Russian courts in 97% of cases mitigate the punishments of participants in the war

Russian courts in 97% of cases mitigate the punishments of participants in the war

In 97% of cases, Russian courts mitigate the punishment for crimes committed by participants in the invasion of Ukraine, which the Russian authorities call a special military operation. This was reported by Vot Tak, whose journalists studied 60 sentences of garrison military courts handed down over the past six months and compared them with sentences handed down on similar charges in civilian courts.

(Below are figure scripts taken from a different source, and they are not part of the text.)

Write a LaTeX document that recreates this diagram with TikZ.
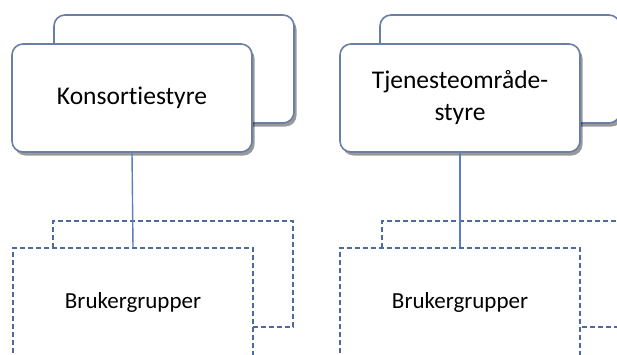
\documentclass[tikz,border=0pt]{standalone}
\usepackage{fontspec}
\setmainfont[Ligatures=NoCommon]{Carlito}
\usetikzlibrary{shadows}
\definecolor{boxline}{HTML}{6A7EA8}
\definecolor{linkline}{HTML}{5B7FC4}
\definecolor{dashline}{HTML}{4D6A9F}
\begin{document}
\begin{tikzpicture}[x=1pt, y=-1pt,
    styre/.style={draw=boxline, line width=1.6pt, fill=white, rounded corners=11pt,
        minimum width=240pt, minimum height=108pt, align=center,
        font=\fontsize{25.5}{32}\selectfont,
        drop shadow={shadow xshift=2.5pt, shadow yshift=-3.5pt, fill=black, opacity=.4}},
    gruppe/.style={draw=dashline, line width=1.4pt, dash pattern=on 5pt off 3pt, fill=white,
        minimum width=240pt, minimum height=106pt, font=\fontsize{23}{28}\selectfont},
    link/.style={draw=linkline, line width=1.4pt}]
\clip (0,0) rectangle (617,354);
% brukergrupper
\node[gruppe] (kgbak) at (173,274) {};
\node[gruppe, minimum height=116pt] (kgrupper) at (133,306) {};
\node at (133,302) [font=\fontsize{23}{28}\selectfont] (ktekst) {Brukergrupper};
\node[gruppe] (tgbak) at (502,274) {};
\node[gruppe, minimum height=116pt] (tgrupper) at (460,306) {};
\node at (460,302) [font=\fontsize{23}{28}\selectfont] (ttekst) {Brukergrupper};
% styrer
\node[styre] (kbak) at (174,69) {};
\node[styre] (kstyre) at (132,98) {Konsortiestyre};
\node[styre] (tbak) at (500,69) {};
\node[styre] (tstyre) at (460,98) {Tjenesteområde-\\styre};
\draw[link] (kstyre.south)--(kgrupper.north);
\draw[link] (tstyre.south)--(tgrupper.north);
\end{tikzpicture}
\end{document}
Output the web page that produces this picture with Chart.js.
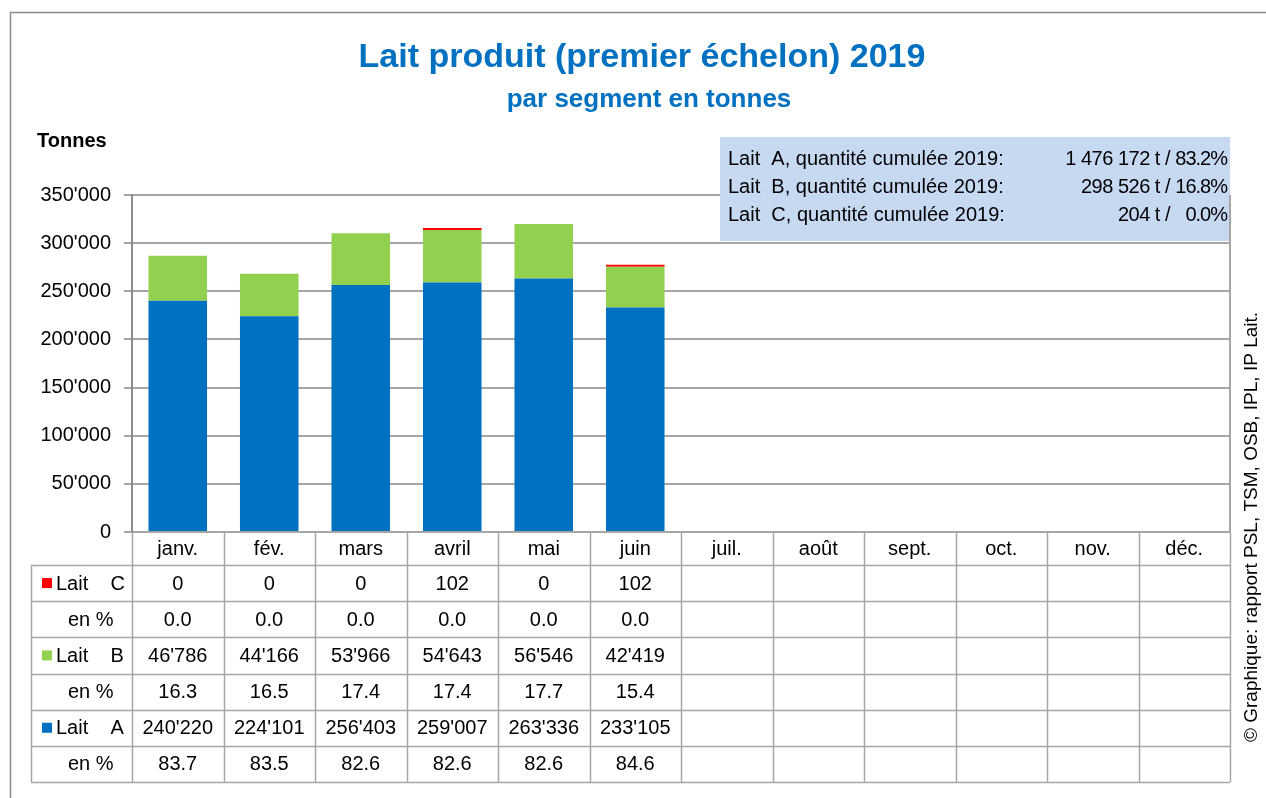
<!DOCTYPE html>
<html>
<head>
<meta charset="utf-8">
<script src="https://cdn.jsdelivr.net/npm/chart.js@4.4.1/dist/chart.umd.min.js"></script>
<style>
  html, body { margin: 0; padding: 0; background: #fff; }
</style>
</head>
<body>
<canvas id="milk-chart" width="1266" height="798"></canvas>
<script>
const months = ['janv.', 'fév.', 'mars', 'avril', 'mai', 'juin', 'juil.', 'août', 'sept.', 'oct.', 'nov.', 'déc.'];

// tonnes per month (only Jan-Jun published)
const laitA = [240220, 224101, 256403, 259007, 263336, 233105];
const laitB = [46786, 44166, 53966, 54643, 56546, 42419];
const laitC = [0, 0, 0, 102, 0, 102];

// share of the month, as printed in the table
const pctA = ['83.7', '83.5', '82.6', '82.6', '82.6', '84.6'];
const pctB = ['16.3', '16.5', '17.4', '17.4', '17.7', '15.4'];
const pctC = ['0.0', '0.0', '0.0', '0.0', '0.0', '0.0'];

// cumulated 2019 box
const cumulLabels = ['Lait  A, quantité cumulée 2019:', 'Lait  B, quantité cumulée 2019:', 'Lait  C, quantité cumulée 2019:'];
const cumulTonnes = ['1 476 172', '298 526', '204'];
const cumulPct = ['83.2', '16.8', '0.0'];

const yTicks = [0, 50000, 100000, 150000, 200000, 250000, 300000, 350000];

const FONT = '"Liberation Sans", Arial, sans-serif';
const BLUE = '#0070C0';
const GREEN = '#92D050';
const RED = '#FF0000';
const GRID = '#A6A6A6';

const fmt = (v) => String(v).replace(/\B(?=(\d{3})+(?!\d))/g, "'");

const tableRows = [
  { key: RED, label: 'Lait    C', values: laitC.map(fmt) },
  { label: 'en %', values: pctC },
  { key: GREEN, label: 'Lait    B', values: laitB.map(fmt) },
  { label: 'en %', values: pctB },
  { key: BLUE, label: 'Lait    A', values: laitA.map(fmt) },
  { label: 'en %', values: pctA },
];

const extras = {
  id: 'extras',
  afterDraw(chart) {
    const ctx = chart.ctx;
    const area = chart.chartArea;
    const x = chart.scales.x;
    const colW = (area.right - area.left) / months.length;
    const headBottom = 565;
    const tableBottom = 782;
    const rowH = (tableBottom - headBottom) / tableRows.length;
    const tableLeft = 31;

    ctx.save();

    // outer frame
    ctx.strokeStyle = '#8C8C8C';
    ctx.lineWidth = 1.5;
    ctx.strokeRect(10.5, 12.5, 1400, 1000);

    // titles
    ctx.fillStyle = BLUE;
    ctx.textAlign = 'center';
    ctx.textBaseline = 'middle';
    ctx.font = 'bold 34px ' + FONT;
    ctx.fillText('Lait produit (premier échelon) 2019', 642, 58);
    ctx.font = 'bold 26px ' + FONT;
    ctx.fillText('par segment en tonnes', 649, 100);

    ctx.fillStyle = '#000';
    ctx.textAlign = 'left';
    ctx.font = 'bold 20px ' + FONT;
    ctx.fillText('Tonnes', 37, 141);

    // cumulated box
    ctx.fillStyle = '#C6D9F1';
    ctx.fillRect(720, 137, 510, 104);
    ctx.fillStyle = '#000';
    ctx.font = '20px ' + FONT;
    cumulLabels.forEach((label, i) => {
      const y = 159 + i * 28;
      ctx.letterSpacing = '0px';
      ctx.textAlign = 'left';
      ctx.fillText(label, 728, y);
      ctx.textAlign = 'right';
      ctx.letterSpacing = '-0.5px';
      ctx.fillText(cumulTonnes[i] + ' t /', 1170, y);
      ctx.letterSpacing = '-1px';
      ctx.fillText(cumulPct[i] + '%', 1227, y);
    });
    ctx.letterSpacing = '0px';

    // right border of plot
    ctx.strokeStyle = GRID;
    ctx.lineWidth = 2;
    ctx.beginPath();
    ctx.moveTo(area.right, area.top);
    ctx.lineTo(area.right, area.bottom);
    ctx.stroke();

    // data table grid
    ctx.lineWidth = 1.5;
    ctx.beginPath();
    for (let i = 0; i <= months.length; i++) {
      const cx = Math.round(area.left + i * colW) + 0.5;
      ctx.moveTo(cx, area.bottom);
      ctx.lineTo(cx, tableBottom);
    }
    ctx.moveTo(tableLeft + 0.5, headBottom);
    ctx.lineTo(tableLeft + 0.5, tableBottom);
    for (let r = 0; r <= tableRows.length; r++) {
      const ry = Math.round(headBottom + r * rowH) + 0.5;
      ctx.moveTo(tableLeft, ry);
      ctx.lineTo(area.right, ry);
    }
    ctx.stroke();

    // month header
    ctx.fillStyle = '#000';
    ctx.font = '20px ' + FONT;
    ctx.textAlign = 'center';
    months.forEach((m, i) => {
      ctx.fillText(m, x.getPixelForValue(i), (area.bottom + headBottom) / 2 + 1);
    });

    // rows
    tableRows.forEach((row, r) => {
      const cy = headBottom + (r + 0.5) * rowH + 1;
      if (row.key) {
        ctx.fillStyle = row.key;
        ctx.fillRect(42, cy - 6, 10, 10);
        ctx.fillStyle = '#000';
        ctx.textAlign = 'left';
        ctx.fillText(row.label, 56, cy);
      } else {
        ctx.textAlign = 'left';
        ctx.fillText(row.label, 68, cy);
      }
      ctx.textAlign = 'center';
      row.values.forEach((v, i) => {
        ctx.fillText(v, x.getPixelForValue(i), cy);
      });
    });

    // source, vertical
    ctx.translate(1252, 527);
    ctx.rotate(-Math.PI / 2);
    ctx.font = '19px ' + FONT;
    ctx.textAlign = 'center';
    ctx.fillText('© Graphique: rapport PSL, TSM, OSB, IPL, IP Lait.', 0, 0);

    ctx.restore();
  },
};

new Chart(document.getElementById('milk-chart'), {
  type: 'bar',
  data: {
    labels: months,
    datasets: [
      { label: 'Lait A', data: laitA, backgroundColor: BLUE },
      { label: 'Lait B', data: laitB, backgroundColor: GREEN },
      // zero months left out so the minimum bar length only shows real values
      { label: 'Lait C', data: laitC.map((v) => (v === 0 ? null : v)), backgroundColor: RED, minBarLength: 2 },
    ],
  },
  options: {
    responsive: false,
    animation: false,
    layout: { padding: { top: 195, right: 36, bottom: 266, left: 0 } },
    datasets: { bar: { categoryPercentage: 1, barPercentage: 0.64, borderWidth: 0 } },
    plugins: { legend: { display: false }, tooltip: { enabled: false }, title: { display: false } },
    scales: {
      x: {
        stacked: true,
        grid: { display: false },
        border: { display: false },
        ticks: { display: false },
        afterFit: (scale) => { scale.height = 0; },
      },
      y: {
        stacked: true,
        min: 0,
        max: 350000,
        afterBuildTicks: (scale) => { scale.ticks = yTicks.map((v) => ({ value: v })); },
        afterFit: (scale) => { scale.width = 132; },
        grid: { color: GRID, lineWidth: 2, tickLength: 8 },
        border: { color: '#8C8C8C', width: 2 },
        ticks: {
          padding: 13,
          color: '#000',
          font: { family: FONT, size: 20 },
          callback: (v) => fmt(v),
        },
      },
    },
  },
  plugins: [extras],
});
</script>
</body>
</html>
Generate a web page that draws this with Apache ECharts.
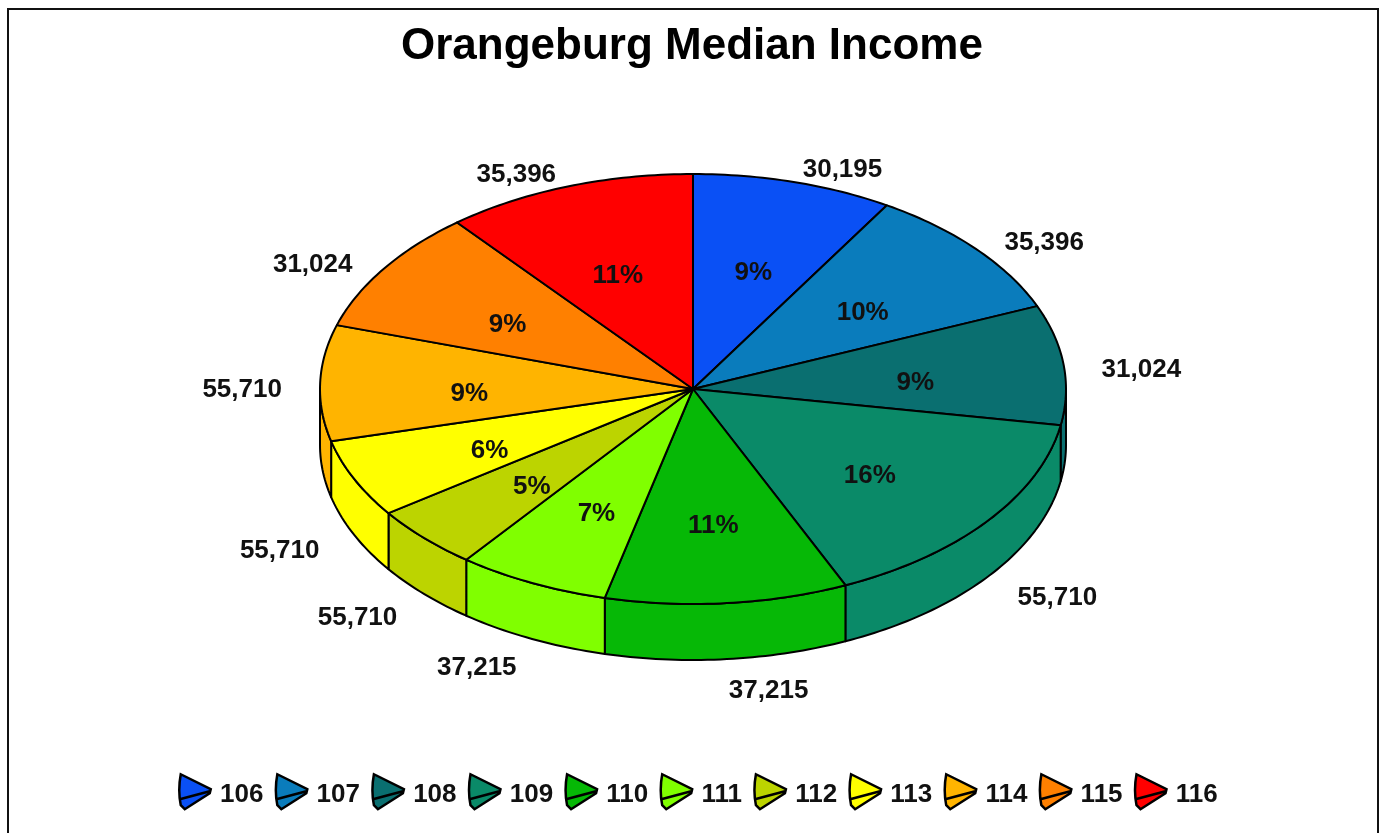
<!DOCTYPE html>
<html>
<head>
<meta charset="utf-8">
<style>
  html, body { margin: 0; padding: 0; background: #fff; }
  #main { width: 1383px; height: 833px; }
</style>
<script src="https://cdn.jsdelivr.net/npm/echarts@6/dist/echarts.min.js"></script>
</head>
<body>
<div id="main"></div>
<script>
// data
const categories = ['106', '107', '108', '109', '110', '111', '112', '113', '114', '115', '116']
// slice sizes as drawn (percent of the ellipse sweep)
const shares = [8.7, 10, 9, 15.6, 10.5, 6.6, 4.8, 5.9, 8.7, 9.3, 10.9]
// labels printed on the chart
const incomes = [30195, 35396, 31024, 55710, 37215, 37215, 55710, 55710, 55710, 31024, 35396]
const percents = [9, 10, 9, 16, 11, 7, 5, 6, 9, 9, 11]
const colors = ['#0a50f5', '#0a7cbc', '#0a6f70', '#0a8a68', '#06b806', '#80ff00', '#bcd400', '#ffff00', '#ffb400', '#ff8000', '#ff0000']

// pie geometry
const cx = 693, cy = 389, rx = 373, ry = 215, depth = 56
const FONT = 'bold 26px "Liberation Sans", Arial, sans-serif'
const total = shares.reduce((a, b) => a + b, 0)

const ellipse = (deg, dy) => {
  const t = deg * Math.PI / 180
  return [cx + rx * Math.sin(t), cy - ry * Math.cos(t) + (dy || 0)]
}

const arc = (from, to, dy) => {
  const pts = []
  const n = Math.max(2, Math.ceil(Math.abs(to - from)))
  for (let i = 0; i <= n; i++) pts.push(ellipse(from + (to - from) * i / n, dy))
  return pts
}

function renderSlice (params, api) {
  const i = params.seriesIndex
  const before = shares.slice(0, i).reduce((a, b) => a + b, 0)
  const a1 = before / total * 360
  const a2 = a1 + api.value(0) / total * 360
  const mid = (a1 + a2) / 2
  const t = mid * Math.PI / 180
  const sin = Math.sin(t), cos = Math.cos(t)
  const color = api.visual('color')
  const stroke = { stroke: '#000', lineWidth: 2, lineJoin: 'round' }
  const children = []

  // side wall, only the front half shows
  const w1 = Math.max(a1, 90), w2 = Math.min(a2, 270)
  if (w2 > w1) {
    children.push({
      type: 'polygon',
      z2: 1,
      shape: { points: arc(w1, w2, 0).concat(arc(w2, w1, depth)) },
      style: Object.assign({ fill: color }, stroke)
    })
  }

  // top face
  children.push({
    type: 'polygon',
    z2: 2,
    shape: { points: [[cx, cy]].concat(arc(a1, a2, 0)) },
    style: Object.assign({ fill: color }, stroke)
  })

  // percent inside the slice
  children.push({
    type: 'text',
    z2: 5,
    style: {
      x: cx + rx * 0.6 * sin,
      y: cy - ry * 0.6 * cos + 8,
      text: api.value(2) + '%',
      font: FONT,
      fill: '#111',
      align: 'center',
      verticalAlign: 'middle'
    }
  })

  // income outside the pie
  const below = mid > 90 && mid < 270
  children.push({
    type: 'text',
    z2: 5,
    style: {
      x: cx + (rx + 40) * sin + (sin > 0 ? 38 : -38),
      y: below ? cy - ry * cos + 60 - 28 * cos : cy + 7 - (ry + 20) * cos,
      text: api.value(1).toLocaleString('en-US'),
      font: FONT,
      fill: '#111',
      align: 'center',
      verticalAlign: 'middle'
    }
  })

  return { type: 'group', children }
}

const series = categories.map((name, i) => ({
  name,
  type: 'custom',
  coordinateSystem: 'none',
  renderItem: renderSlice,
  itemStyle: { color: colors[i] },
  silent: true,
  data: [[shares[i], incomes[i], percents[i]]]
}))

const legendText = { fontFamily: '"Liberation Sans", Arial, sans-serif', fontWeight: 'bold', fontSize: 26, color: '#111' }

const myChart = echarts.init(document.getElementById('main'))
myChart.setOption({
  animation: false,
  backgroundColor: '#fff',
  title: {
    text: 'Orangeburg Median Income',
    left: 401,
    top: 25,
    padding: 0,
    textStyle: { fontFamily: '"Liberation Sans", Arial, sans-serif', fontWeight: 'bold', fontSize: 44, color: '#000' }
  },
  legend: {
    data: categories,
    left: 178,
    top: 773,
    padding: 0,
    itemWidth: 32,
    itemHeight: 35,
    itemGap: 11.2,
    icon: 'path://M2 0L32 15L31 19L6 35L2 31Q-1 16 2 0ZM1 25L31 17',
    itemStyle: { borderColor: '#000', borderWidth: 2.5 },
    selectedMode: false,
    formatter: '{t|{name}}',
    textStyle: Object.assign({}, legendText, {
      padding: [0, 0, 0, 4],
      rich: { t: Object.assign({ padding: [6, 0, 0, 0] }, legendText) }
    })
  },
  // frame round the chart, the picture cuts off its bottom edge
  graphic: [{
    type: 'polyline',
    silent: true,
    shape: { points: [[8, 833], [8, 9], [1378, 9], [1378, 833]] },
    style: { fill: null, stroke: '#111', lineWidth: 2 }
  }],
  series
})
</script>
</body>
</html>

It is noted that in a number of cases, the courts, mitigating the punishment of the accused, took into account not even participation in hostilities, but monetary donations to the Russian army. In one of the sentences, as a mitigating circumstance, the court considered only the intention of the accused to go to war, in another – the participation in the war of the accused’s stepfather.

Most often, over the past six months, courts have handed down sentences against military personnel on charges of murder, driving a vehicle while intoxicated, as well as acquiring, storing, or transporting narcotics.

  • Reports of serious crimes, including murder and rape, committed by returnees from the war in Ukraine regularly appear in the mass media. The day before, the Bryansk Garrison Court sentenced a participant in the war to 15 years in prison, found him guilty of violent acts of a sexual nature against his ten-year-old stepdaughter. At the end of August, a court in Volgograd arrested Alexei Khlebnikov, a 35-year-old mercenary of PMC “Wagner” on charges of raping his 13-year-old niece. In August, Wagnerian Igor Sofonov, who had returned from the war and had previously been convicted, was arrested in Karelia on charges of murdering six people. At the end of May, a participant in the war in Ukraine, suspected of raping two schoolgirls aged 10 and 12, was arrested in the Novosibirsk region.